Cleveland Kidnap Suspect's Daughter 'Embarrassed, Disappointed'
The daughter of the lone Cleveland man accused of kidnapping and raping three women for a decade says she is "disappointed" and "embarrassed" by her father's alleged actions.
"[I'm] just mainly devastated about this whole situation," Arlene Castro, 22, said today on " Good Morning America."
Arlene Castro said she had not spoken to her father, Ariel Castro, since "late last month" and had "no idea" that her father, a 52-year-old former school bus driver, could have been the man who allegedly kidnapped and held three women - Amanda Berry, 27, Michele Knight, 32, and Gina DeJesus, 23 - against their will for about a decade.
Ariel Castro was charged Wednesday with four counts of kidnapping and three counts of rape.
"Me and my father were never really that close," said Arlene Castro, who now lives in Indiana. "Every time we would talk it would just be short conversations, just a hello, how are you doing and let me know if you need anything and that was it."

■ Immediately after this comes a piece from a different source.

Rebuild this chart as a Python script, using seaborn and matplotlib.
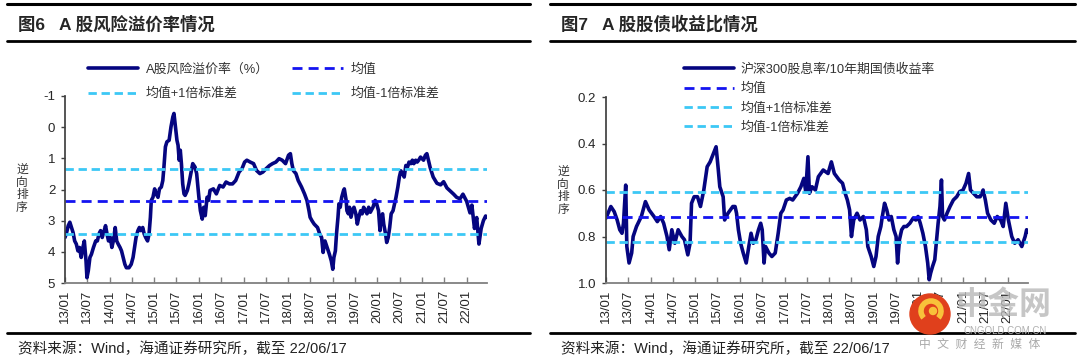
import numpy as np
import pandas as pd
import seaborn as sns
import matplotlib.pyplot as plt
from matplotlib.lines import Line2D
from matplotlib.patches import Ellipse, Arc

# ---- data (x = months since 2013/01) ----
erp_month = [0.0, 0.43, 0.87, 1.3, 1.74, 2.17, 2.6, 3.04, 3.48, 3.9, 4.35, 4.8, 5.2, 5.65, 5.9,
             6.26, 6.7, 7.1, 7.65, 8.26, 8.7, 9.13, 9.57, 10.0, 10.4, 10.9, 11.3, 11.7, 12.2, 12.6,
             13.0, 13.5, 13.9, 14.3, 14.8, 15.2, 15.65, 16.1, 16.5, 17.2, 17.8, 18.3, 18.7, 19.1,
             19.6, 20.0, 20.4, 20.9, 21.3, 21.7, 22.2, 22.6, 22.96, 23.2, 23.65, 24.1, 24.5, 25.0,
             25.4, 25.9, 26.3, 26.6, 27.0, 27.4, 28.0, 28.5, 29.0, 29.3, 29.7, 30.1, 30.4, 30.7,
             31.0, 31.3, 31.65, 32.0, 32.3, 32.9, 33.3, 33.9, 34.35, 34.96, 35.4,
             36.0, 36.4, 36.9, 37.3, 37.7, 38.2, 38.6, 39.0, 39.9, 40.7, 41.6, 42.5, 43.3, 44.2,
             45.05, 45.9, 46.8, 47.6, 48.3, 48.9, 49.8, 50.7, 51.5, 52.4, 53.2, 54.1, 55.0, 55.8,
             56.7, 57.55, 58.4, 59.3, 60.1, 60.6, 61.0, 61.4, 62.1, 62.7, 63.6, 64.4, 65.05, 65.6,
             65.9, 66.4, 67.0, 67.9, 68.5, 69.0, 69.4, 69.9, 70.5, 71.1, 71.6, 72.0,
             72.3, 72.7, 73.0, 73.4, 73.65, 74.0, 74.4, 74.9, 75.1, 75.6, 75.8, 76.2, 76.5, 76.9,
             77.3, 77.7, 78.2, 78.6, 79.0, 79.5, 79.9, 80.3, 80.8, 81.2, 81.65, 82.1, 82.8, 83.4,
             83.8, 84.3, 84.7, 84.96, 85.4, 85.7, 86.2, 86.5, 86.9, 87.3, 87.7, 88.2, 88.6, 89.0,
             89.5, 89.9, 90.3, 90.8, 91.2, 91.65, 92.1, 92.5, 93.0, 93.4, 93.8, 94.3, 94.7, 95.1,
             95.6, 96.0, 96.4, 96.9, 97.3,
             98.2, 99.0, 100.0, 101.0, 101.8, 102.7, 103.6, 104.5, 105.3, 106.2, 107.0, 108.0,
             108.9, 109.4, 110.1, 110.7, 111.3, 111.9, 112.5, 113.1, 113.5]
erp_value = [3.54, 3.38, 3.16, 3.05, 3.22, 3.38, 3.65, 3.75, 3.97, 3.86, 4.18, 3.86, 3.65, 4.29, 4.83,
             4.61, 4.18, 4.08, 3.86, 3.65, 3.65, 3.43, 3.32, 3.54, 3.38, 3.16, 3.43, 3.65, 3.54, 3.86,
             3.65, 3.22, 3.65, 3.75, 3.86, 3.97, 4.18, 4.40, 4.51, 4.51, 4.40, 4.18, 3.86, 3.54,
             3.32, 3.22, 3.32, 3.22, 3.43, 3.54, 3.65, 3.43, 2.89, 2.35, 2.25, 1.98, 2.14, 2.25,
             1.98, 1.92, 1.71, 1.28, 0.63, 0.47, 0.42, -0.01, -0.33, -0.44, -0.01, 0.42, 0.58, 1.06,
             0.74, 1.17, 1.82, 2.14, 2.19, 2.03, 1.82, 1.44, 1.17, 1.28, 1.49,
             2.25, 2.68, 2.95, 2.57, 2.84, 2.25, 2.35, 2.03, 1.98, 2.14, 1.87, 1.92, 1.76, 1.82,
             1.82, 1.71, 1.44, 1.33, 1.12, 1.06, 1.12, 1.17, 1.39, 1.49, 1.44, 1.33, 1.23, 1.17,
             1.12, 1.01, 1.06, 1.17, 0.90, 0.85, 1.17, 1.39, 1.49, 1.71, 1.92, 2.14, 2.35, 2.68,
             2.89, 3.00, 3.11, 3.22, 3.43, 3.54, 4.02, 3.65, 3.86, 4.08, 4.29, 4.56,
             4.18, 3.97, 3.43, 2.89, 2.46, 2.57, 2.25, 2.03, 1.98, 2.35, 2.68, 2.78, 2.57, 2.89,
             2.68, 2.57, 2.78, 3.11, 2.89, 2.68, 2.78, 2.57, 2.68, 2.78, 2.57, 2.73, 2.57, 2.35,
             2.46, 2.68, 3.32, 2.89, 2.78, 3.11, 3.43, 3.70, 3.54, 3.22, 2.78, 2.68, 2.46, 2.25,
             1.92, 1.60, 1.40, 1.49, 1.60, 1.23, 1.28, 1.12, 1.17, 1.06, 1.17, 1.06, 1.12, 1.06,
             0.96, 1.01, 1.06, 0.90, 0.85,
             1.30, 1.60, 1.80, 1.85, 1.75, 1.95, 2.05, 2.15, 2.25, 2.30, 2.15, 2.38,
             2.75, 2.50, 3.25, 2.90, 3.75, 3.25, 3.00, 2.85, 2.90]
erp_mean, erp_up, erp_down = 2.37, 1.34, 3.42

ratio_month = [0.0, 1.3, 2.2, 3.0, 3.7, 4.3, 4.7, 5.3, 5.6, 6.2, 6.9, 7.3, 8.2, 9.5, 10.6, 11.6,
               12.9, 13.8, 14.7, 15.5, 16.4, 17.0, 17.7, 18.5, 19.4, 20.4, 21.1, 22.0, 22.6, 23.0,
               23.7, 24.6, 25.4, 26.3, 27.2, 28.0, 28.9, 29.6, 30.2, 30.6, 31.5, 31.9, 32.8, 34.1,
               34.7, 35.1, 35.6, 36.2, 36.9, 37.7, 38.4, 39.0, 39.6, 40.3, 41.0, 41.6, 42.0, 42.5,
               42.9, 43.8, 44.6, 45.5, 46.3, 47.0, 47.6, 48.5, 49.4, 50.2, 51.5, 52.4, 53.2, 53.7,
               54.3, 54.7, 55.4, 56.3, 57.1, 58.4, 59.7, 60.6, 61.4, 62.7, 63.6, 64.3, 64.9, 65.5,
               66.0, 66.6, 67.5, 68.3, 69.2, 70.0,
               70.4, 71.3, 72.0, 72.6, 73.2, 73.9, 74.3, 74.9, 75.5, 76.1, 76.7, 77.4, 78.0, 78.4,
               78.9, 79.5, 80.1, 80.8, 81.7, 82.6, 83.3, 83.9, 84.5, 85.2, 85.9, 86.5, 86.9, 87.3,
               87.8, 88.4, 88.8, 89.3, 89.8, 90.2, 90.5, 91.0, 91.7, 92.5, 93.4, 94.3, 95.1, 96.0,
               96.8, 97.5, 98.0, 98.8, 99.7, 100.6, 101.4, 102.0, 102.6, 103.5, 104.4, 105.2, 106.1,
               106.8, 107.5, 108.2, 109.1, 109.9, 110.8, 111.8, 112.7, 113.1, 113.5]
ratio_value = [0.721, 0.671, 0.693, 0.729, 0.771, 0.786, 0.743, 0.579, 0.843, 0.914, 0.871, 0.800,
               0.757, 0.714, 0.650, 0.686, 0.714, 0.736, 0.714, 0.743, 0.800, 0.857, 0.771, 0.829,
               0.771, 0.800, 0.814, 0.879, 0.829, 0.657, 0.629, 0.629, 0.671, 0.600, 0.500, 0.479,
               0.443, 0.414, 0.514, 0.586, 0.629, 0.729, 0.700, 0.671,
               0.671, 0.700, 0.771, 0.829, 0.871, 0.914, 0.843, 0.786, 0.829, 0.814, 0.771, 0.743,
               0.771, 0.914, 0.843, 0.871, 0.886, 0.871, 0.786, 0.700, 0.686, 0.643, 0.636, 0.643,
               0.614, 0.586, 0.550, 0.607, 0.457, 0.614, 0.586, 0.600, 0.543, 0.514, 0.529, 0.479,
               0.529, 0.557, 0.571, 0.614, 0.643, 0.686, 0.800, 0.729, 0.700, 0.729, 0.714, 0.771,
               0.843, 0.886, 0.929, 0.886, 0.800, 0.757, 0.714, 0.657, 0.686, 0.729, 0.714, 0.771,
               0.800, 0.914, 0.814, 0.771, 0.757, 0.757, 0.743, 0.721, 0.729, 0.714, 0.743, 0.786,
               0.843, 0.914, 0.986, 0.957, 0.929, 0.900, 0.829, 0.743, 0.671, 0.557, 0.714, 0.729,
               0.700, 0.671, 0.643, 0.629, 0.607, 0.600, 0.571, 0.529, 0.600, 0.614, 0.629, 0.629,
               0.600, 0.643, 0.700, 0.729, 0.743, 0.714, 0.729, 0.757, 0.657, 0.729, 0.800, 0.829,
               0.814, 0.843, 0.800, 0.771, 0.780]
ratio_mean, ratio_up, ratio_down = 0.717, 0.607, 0.824

tick_dates = pd.date_range('2013-01-01', '2022-01-01', freq='6MS')
tick_labels = [d.strftime('%y/%m') for d in tick_dates]

start = pd.Timestamp('2013-01-01')
end = pd.Timestamp('2022-06-17')


def to_dates(months):
    return start + pd.to_timedelta(np.array(months) * 30.44, unit='D')


sns.set_theme(style='white')
plt.rcParams['font.family'] = ['Liberation Sans', 'Noto Sans CJK SC', 'DejaVu Sans']
plt.rcParams['axes.unicode_minus'] = False

W, H = 1080, 363
fig = plt.figure(figsize=(W / 100, H / 100), dpi=100)

NAVY = '#050580'
BLUE = '#1414f0'
CYAN = '#3cc8f5'


def fx(px):
    return px / W


def fy(py):
    return 1 - py / H


def draw_panel(ax, months, values, mean, up, down, yticks, yfmt):
    df = pd.DataFrame({'date': to_dates(months), 'value': values})
    sns.lineplot(data=df, x='date', y='value', ax=ax, color=NAVY, lw=2.6,
                 estimator=None, sort=False, legend=False)
    h_mean = ax.axhline(mean, color=BLUE, lw=2.0, dashes=(3.6, 2.2))
    h_up = ax.axhline(down, color=CYAN, lw=2.0, dashes=(3.0, 1.7))
    h_dn = ax.axhline(up, color=CYAN, lw=2.0, dashes=(3.0, 1.7))
    ax.set_xlim(start, end)
    ax.set_ylim(yticks[-1], yticks[0])
    ax.set_yticks(yticks)
    ax.set_yticklabels([yfmt.format(v) for v in yticks])
    ax.set_xticks(tick_dates)
    ax.set_xticklabels(tick_labels, rotation=90)
    ax.set_xlabel('')
    ax.set_ylabel('')
    for s in ['top', 'right']:
        ax.spines[s].set_visible(False)
    ax.spines['left'].set_color('#404040')
    ax.spines['bottom'].set_color('#808080')
    ax.spines['bottom'].set_linewidth(1.3)
    ax.tick_params(axis='x', direction='in', length=4, width=1, color='#808080',
                   labelsize=9.5, pad=5, bottom=True)
    ax.tick_params(axis='y', direction='out', length=3, width=1, color='#404040',
                   labelsize=9.5, pad=4, left=True)
    line = Line2D([], [], color=NAVY, lw=2.6)
    return line, h_mean, h_up, h_dn


ax1 = fig.add_axes([fx(65), fy(283), fx(422), (283 - 96) / H])
ax2 = fig.add_axes([fx(606), fy(283), fx(422), (283 - 97) / H])

l1, m1, u1, d1 = draw_panel(ax1, erp_month, erp_value, erp_mean, erp_up, erp_down,
                            [-1, 0, 1, 2, 3, 4, 5], '{:d}')
l2, m2, u2, d2 = draw_panel(ax2, ratio_month, ratio_value, ratio_mean, ratio_up, ratio_down,
                            [0.2, 0.4, 0.6, 0.8, 1.0], '{:.1f}')

# legends
fig.legend([l1, u1, m1, d1], ['A股风险溢价率（%）', '均值+1倍标准差', '均值', '均值-1倍标准差'],
           ncol=2, loc='upper left', bbox_to_anchor=(fx(76), fy(52)), frameon=False,
           fontsize=9.3, handlelength=3.9, handletextpad=0.6, columnspacing=1.8,
           labelspacing=0.95, labelcolor='#333333')
fig.legend([l2, m2, u2, d2], ['沪深300股息率/10年期国债收益率', '均值', '均值+1倍标准差', '均值-1倍标准差'],
           ncol=1, loc='upper left', bbox_to_anchor=(fx(672), fy(52)), frameon=False,
           fontsize=9.3, handlelength=3.9, handletextpad=0.5,
           labelspacing=0.55, labelcolor='#333333')

# titles, rules and source notes
for x0, x1, title in [(7, 530, '图6   A 股风险溢价率情况'), (550, 1075, '图7   A 股股债收益比情况')]:
    for yy, lw in [(4, 2.2), (41, 2.0), (333, 2.0)]:
        fig.add_artist(Line2D([fx(x0), fx(x1)], [fy(yy), fy(yy)], color='black', lw=lw))
    fig.text(fx(x0 + 11), fy(24), title, fontsize=12.5, fontweight='bold', va='center', ha='left')
    fig.text(fx(x0 + 11), fy(349), '资料来源：Wind，海通证券研究所，截至 22/06/17',
             fontsize=10.5, va='center', ha='left', color='#222222')

fig.text(fx(22), fy(189), '逆\n向\n排\n序', fontsize=8.5, ha='center', va='center',
         linespacing=1.1, color='#333333')
fig.text(fx(563), fy(191), '逆\n向\n排\n序', fontsize=8.5, ha='center', va='center',
         linespacing=1.1, color='#333333')

# watermark in the lower right corner
fig.add_artist(Ellipse((fx(930), fy(314)), fx(40), 40 / H, color='#e0401c', zorder=5))
fig.add_artist(Arc((fx(931), fy(311)), fx(20), 20 / H, theta1=-70, theta2=250,
                   color='#f8c23a', lw=4, zorder=6))
fig.add_artist(Ellipse((fx(933), fy(311)), fx(7), 7 / H, color='#f8c23a', zorder=6))
fig.text(fx(1003), fy(306), '中金网', fontsize=23, fontweight='bold', color='#b8b8b8',
         ha='center', va='center', alpha=0.8, zorder=6)
fig.text(fx(1005), fy(331), 'CNGOLD.COM.CN', fontsize=7, color='#b0b0b0',
         ha='center', va='center', zorder=6)
fig.text(fx(980), fy(345), '中  文  财  经  新  媒  体', fontsize=8.5, color='#a8a8a8',
         ha='center', va='center', zorder=6)

fig.savefig('out.png', dpi=100)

Police have made it clear they believe that each kidnap victim was "repeatedly sexually assaulted by the defendant," and that the abuse occurred "during the entire course of captivity," according to charging documents filed in court Wednesday.

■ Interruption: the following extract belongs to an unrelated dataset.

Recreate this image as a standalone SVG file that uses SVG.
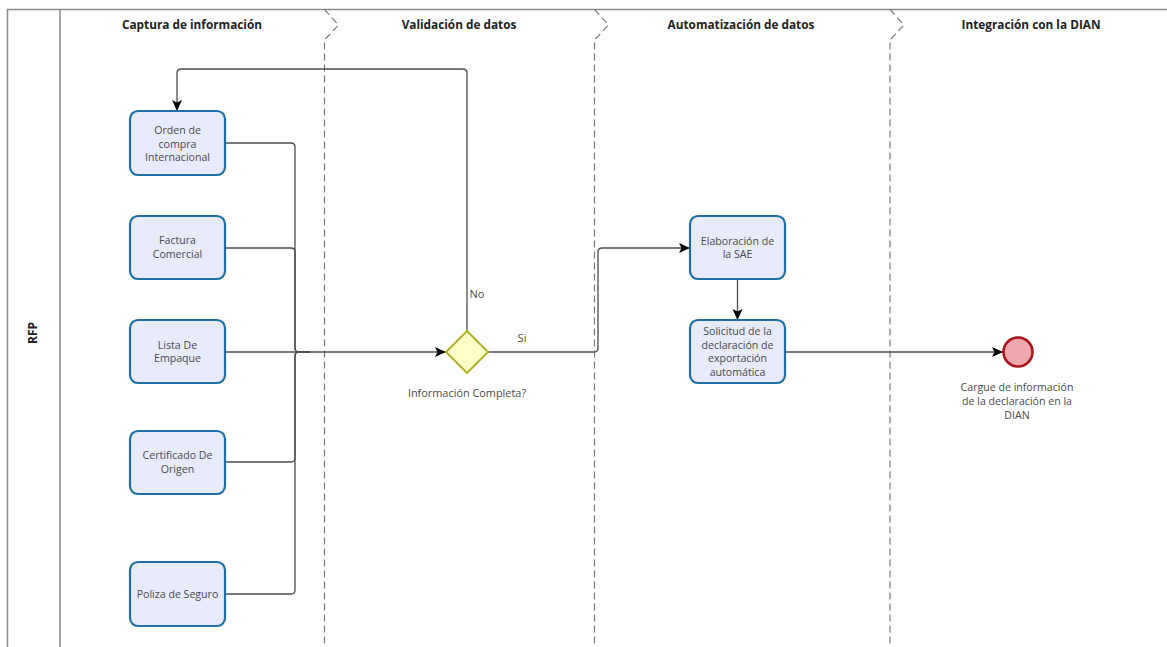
<svg xmlns="http://www.w3.org/2000/svg" width="1167" height="647" viewBox="0 0 1167 647">
<style>
.frame{fill:none;stroke:#8a8a8a;stroke-width:1.5}
.div{fill:none;stroke:#7a7a7a;stroke-width:1.2;stroke-dasharray:7,4}
.hdr{font-family:"Open Sans","Noto Sans",sans-serif;font-size:11.8px;font-weight:bold;fill:#222;text-anchor:middle}
.task rect{fill:#e8ebfb;stroke:#1d6fa5;stroke-width:2.2}
.task text,.lbl{font-family:"Open Sans","Noto Sans",sans-serif;font-size:10.6px;fill:#4a4a4a;text-anchor:middle}
.edge{fill:none;stroke:#4d4d4d;stroke-width:1.3}
</style>
<defs>
<marker id="arr" markerUnits="userSpaceOnUse" markerWidth="12" markerHeight="12" viewBox="0 0 12 12" refX="11" refY="6" orient="auto">
<path d="M0,1 L11,6 L0,11 L2.5,6 Z" fill="#000"/>
</marker>
</defs>
<rect width="1167" height="647" fill="#fff"/>
<g id="pool">
<path class="frame" d="M1167,9.5 H7.5 V647"/>
<line class="frame" x1="60" y1="9.5" x2="60" y2="647"/>
<text x="37" y="333" transform="rotate(-90 37 333)" class="hdr" style="font-size:12px">RFP</text>
</g>
<g id="lanes">
<path class="div" d="M324.5,9.5 L338.5,25 L324.5,40 V647"/>
<path class="div" d="M594.5,9.5 L608.5,25 L594.5,40 V647"/>
<path class="div" d="M890,9.5 L904,25 L890,40 V647"/>
<text class="hdr" x="192" y="29">Captura de información</text>
<text class="hdr" x="459" y="29">Validación de datos</text>
<text class="hdr" x="741" y="29">Automatización de datos</text>
<text class="hdr" x="1031" y="29">Integración con la DIAN</text>
</g>
<g id="connectors">
<path class="edge" d="M225,143 H291 Q295,143 295,147 V348 Q295,352 299,352 H310"/>
<path class="edge" d="M225,248 H291 Q295,248 295,252 V348 Q295,352 299,352 H310"/>
<path class="edge" d="M225,352 H446" marker-end="url(#arr)"/>
<path class="edge" d="M225,462 H291 Q295,462 295,458 V356 Q295,352 299,352 H310"/>
<path class="edge" d="M225,594 H291 Q295,594 295,590 V356 Q295,352 299,352 H310"/>
<path class="edge" d="M467,331 V73 Q467,69 463,69 H181 Q177,69 177,73 V111" marker-end="url(#arr)"/>
<path class="edge" d="M488,352 H594 Q598,352 598,348 V252 Q598,248 602,248 H690" marker-end="url(#arr)"/>
<path class="edge" d="M737.5,279 V320" marker-end="url(#arr)"/>
<path class="edge" d="M785,352 H1003" marker-end="url(#arr)"/>
<text class="lbl" x="477" y="298" style="font-size:11px">No</text>
<text class="lbl" x="522" y="342" style="font-size:11px">Si</text>
</g>
<g id="orden" class="task"><rect x="130" y="111" width="95" height="64" rx="8"/><text x="177.5" y="134">Orden de</text><text x="177.5" y="147.5">compra</text><text x="177.5" y="161">Internacional</text></g>
<g id="factura" class="task"><rect x="130" y="216" width="95" height="63" rx="8"/><text x="177.5" y="244">Factura</text><text x="177.5" y="257.5">Comercial</text></g>
<g id="lista" class="task"><rect x="130" y="320" width="95" height="63" rx="8"/><text x="177.5" y="348.5">Lista De</text><text x="177.5" y="362">Empaque</text></g>
<g id="certificado" class="task"><rect x="130" y="431" width="95" height="63" rx="8"/><text x="177.5" y="459">Certificado De</text><text x="177.5" y="472.5">Origen</text></g>
<g id="poliza" class="task"><rect x="130" y="562" width="95" height="64" rx="8"/><text x="177.5" y="597.5">Poliza de Seguro</text></g>
<g id="gateway"><path d="M467,331 L488,352 L467,373 L446,352 Z" fill="#ffffc8" stroke="#b2b22c" stroke-width="2"/><text class="lbl" x="467" y="397" style="font-size:10.9px">Información Completa?</text></g>
<g id="elaboracion" class="task"><rect x="690" y="216" width="95" height="63" rx="8"/><text x="737.5" y="244.5">Elaboración de</text><text x="737.5" y="258">la SAE</text></g>
<g id="solicitud" class="task"><rect x="690" y="320" width="95" height="63" rx="8"/><text x="737.5" y="334.5">Solicitud de la</text><text x="737.5" y="348.5">declaración de</text><text x="737.5" y="362">exportación</text><text x="737.5" y="375.5">automática</text></g>
<g id="end"><circle cx="1018" cy="352" r="14.5" fill="#f0a7ad" stroke="#a8151b" stroke-width="2.6"/><text class="lbl" x="1017" y="391">Cargue de información</text><text class="lbl" x="1017" y="405">de la declaración en la</text><text class="lbl" x="1017" y="419">DIAN</text></g>
</svg>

They also believe the women were initially chained in the basement of the Cleveland home from which they escaped Monday after Berry managed to alert neighbors who got them out.

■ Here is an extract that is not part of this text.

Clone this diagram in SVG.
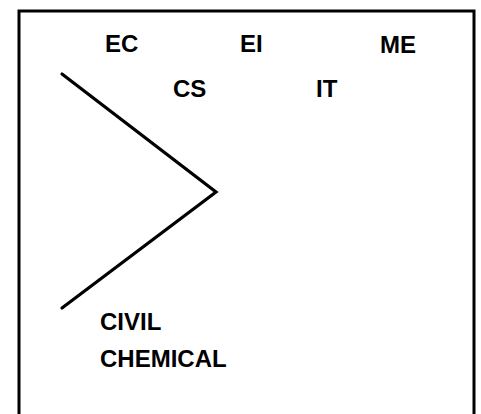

Arlene Castro, however, says she "never" witnessed any violence in her family's home. She also said she never saw Jocelyn, the 6-year-old girl delivered by Berry while she was held in captivity.
Jocelyn, police say, was the captive who had the most freedom. The 6-year-old left the house occasionally with the suspect, Cleveland Chief of Police Michael McGrath told ABC News. Police said they were conducting a paternity test and were not yet certain the baby was fathered by Castro.
"I have never met her before," Arlene Castro said on "GMA."
In a twist, Arlene was reportedly the last person to have seen one of the kidnapping victims, Gina DeJesus, her best friend at the time. In a 2005 interview with "America's Most Wanted" - a year after DeJesus disappeared - Arlene Castro said the two were walking together after school in April 2004 and separated after Arlene's mom told her to come home.
"My mom said, 'No,' I can't go over to [Gina's] house. I told her I couldn't. She said, Well, I'll talk to you later' and just walked," Arlene told "America's Most Wanted."
Now that her friend has been found, Arlene Castro has a message for her.
"I am absolutely so, so sorry," she said on "GMA," fighting back tears. "I really want to see Gina and I want you to meet my kids. I'm so sorry for everything."
ABC News' Russell Goldman contributed to this report.